## Written instruction
Where a line in the listing contains the string "this", copy that line out.

◇ ◇ ◇ ◇ ◇ ◇ ◇

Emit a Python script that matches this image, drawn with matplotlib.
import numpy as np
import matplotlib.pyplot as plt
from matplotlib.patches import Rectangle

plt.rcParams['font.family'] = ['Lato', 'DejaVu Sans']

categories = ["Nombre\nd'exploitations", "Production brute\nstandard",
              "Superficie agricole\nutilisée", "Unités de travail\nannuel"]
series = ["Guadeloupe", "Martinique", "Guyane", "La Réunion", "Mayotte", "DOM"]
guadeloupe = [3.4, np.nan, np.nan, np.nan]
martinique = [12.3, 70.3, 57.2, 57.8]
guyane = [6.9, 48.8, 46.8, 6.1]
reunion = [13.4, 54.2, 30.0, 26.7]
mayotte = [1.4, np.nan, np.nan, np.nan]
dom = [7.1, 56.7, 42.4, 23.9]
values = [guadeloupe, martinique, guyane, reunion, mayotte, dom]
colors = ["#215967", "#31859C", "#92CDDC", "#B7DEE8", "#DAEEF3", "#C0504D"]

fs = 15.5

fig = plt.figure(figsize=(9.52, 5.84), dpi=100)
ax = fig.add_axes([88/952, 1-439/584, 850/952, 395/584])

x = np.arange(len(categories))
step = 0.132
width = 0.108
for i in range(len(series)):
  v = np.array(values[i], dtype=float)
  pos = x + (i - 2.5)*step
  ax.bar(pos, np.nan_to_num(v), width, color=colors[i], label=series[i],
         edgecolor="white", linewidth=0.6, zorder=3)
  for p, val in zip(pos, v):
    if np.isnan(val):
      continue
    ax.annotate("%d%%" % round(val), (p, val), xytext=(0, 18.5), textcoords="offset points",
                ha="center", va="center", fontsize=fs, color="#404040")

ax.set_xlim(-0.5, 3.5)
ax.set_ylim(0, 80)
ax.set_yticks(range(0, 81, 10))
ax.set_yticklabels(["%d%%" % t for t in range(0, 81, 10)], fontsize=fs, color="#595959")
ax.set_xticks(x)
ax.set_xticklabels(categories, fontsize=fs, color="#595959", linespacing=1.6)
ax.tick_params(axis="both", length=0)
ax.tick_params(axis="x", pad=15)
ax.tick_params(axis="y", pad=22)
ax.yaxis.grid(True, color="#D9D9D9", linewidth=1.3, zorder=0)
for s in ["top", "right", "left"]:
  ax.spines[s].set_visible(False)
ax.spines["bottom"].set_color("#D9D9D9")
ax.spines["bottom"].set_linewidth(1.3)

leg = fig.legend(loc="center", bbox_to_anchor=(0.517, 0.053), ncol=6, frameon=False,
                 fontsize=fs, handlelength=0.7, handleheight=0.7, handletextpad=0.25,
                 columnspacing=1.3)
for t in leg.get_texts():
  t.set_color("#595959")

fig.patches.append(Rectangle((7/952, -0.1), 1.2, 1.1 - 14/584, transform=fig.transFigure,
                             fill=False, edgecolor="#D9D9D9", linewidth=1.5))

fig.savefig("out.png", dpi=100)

◇ ◇ ◇ ◇ ◇ ◇ ◇

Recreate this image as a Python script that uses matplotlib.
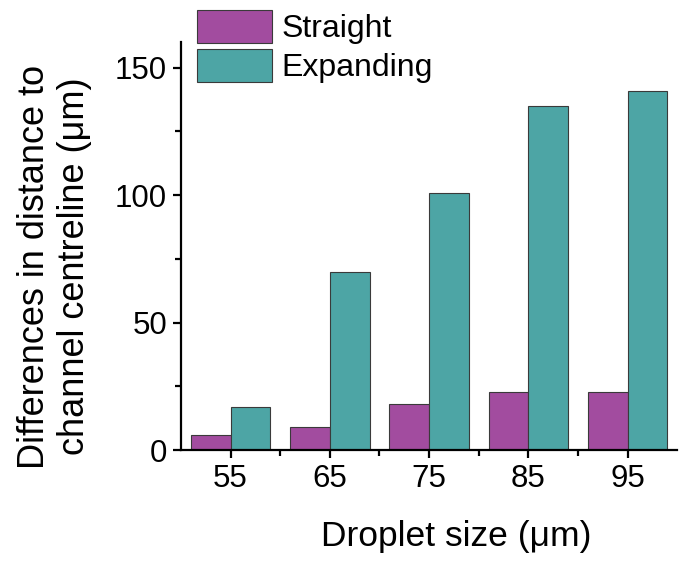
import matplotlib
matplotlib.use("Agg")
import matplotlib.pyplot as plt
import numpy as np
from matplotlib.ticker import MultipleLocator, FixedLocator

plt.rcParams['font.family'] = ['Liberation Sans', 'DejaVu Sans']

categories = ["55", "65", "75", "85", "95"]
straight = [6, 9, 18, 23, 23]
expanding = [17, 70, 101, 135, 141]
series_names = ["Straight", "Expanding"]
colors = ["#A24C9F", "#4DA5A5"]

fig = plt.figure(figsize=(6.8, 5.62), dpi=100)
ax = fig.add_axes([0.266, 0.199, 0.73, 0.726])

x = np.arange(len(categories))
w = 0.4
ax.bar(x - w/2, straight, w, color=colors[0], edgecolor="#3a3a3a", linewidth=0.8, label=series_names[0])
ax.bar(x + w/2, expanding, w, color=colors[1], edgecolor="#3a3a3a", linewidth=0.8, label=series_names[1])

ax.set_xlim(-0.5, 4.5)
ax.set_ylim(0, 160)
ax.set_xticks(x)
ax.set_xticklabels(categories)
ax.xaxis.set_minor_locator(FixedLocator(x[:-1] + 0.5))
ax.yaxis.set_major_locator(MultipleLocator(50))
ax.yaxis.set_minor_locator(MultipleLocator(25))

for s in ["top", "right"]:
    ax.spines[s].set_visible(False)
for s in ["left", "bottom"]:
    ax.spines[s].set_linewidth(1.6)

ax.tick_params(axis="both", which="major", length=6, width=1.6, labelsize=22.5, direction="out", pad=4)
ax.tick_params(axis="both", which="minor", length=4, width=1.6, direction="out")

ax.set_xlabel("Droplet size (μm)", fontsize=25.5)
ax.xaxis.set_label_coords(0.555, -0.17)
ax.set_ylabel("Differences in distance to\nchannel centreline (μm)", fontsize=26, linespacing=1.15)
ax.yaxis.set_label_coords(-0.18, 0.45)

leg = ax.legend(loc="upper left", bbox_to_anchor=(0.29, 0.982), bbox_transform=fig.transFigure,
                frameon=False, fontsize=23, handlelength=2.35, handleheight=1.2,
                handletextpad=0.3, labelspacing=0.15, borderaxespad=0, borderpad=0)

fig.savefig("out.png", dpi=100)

◇ ◇ ◇ ◇ ◇ ◇ ◇

## Exercise answer
Emit a Python script that matches this image, drawn with matplotlib.
Recreate this image as a Python script that uses matplotlib.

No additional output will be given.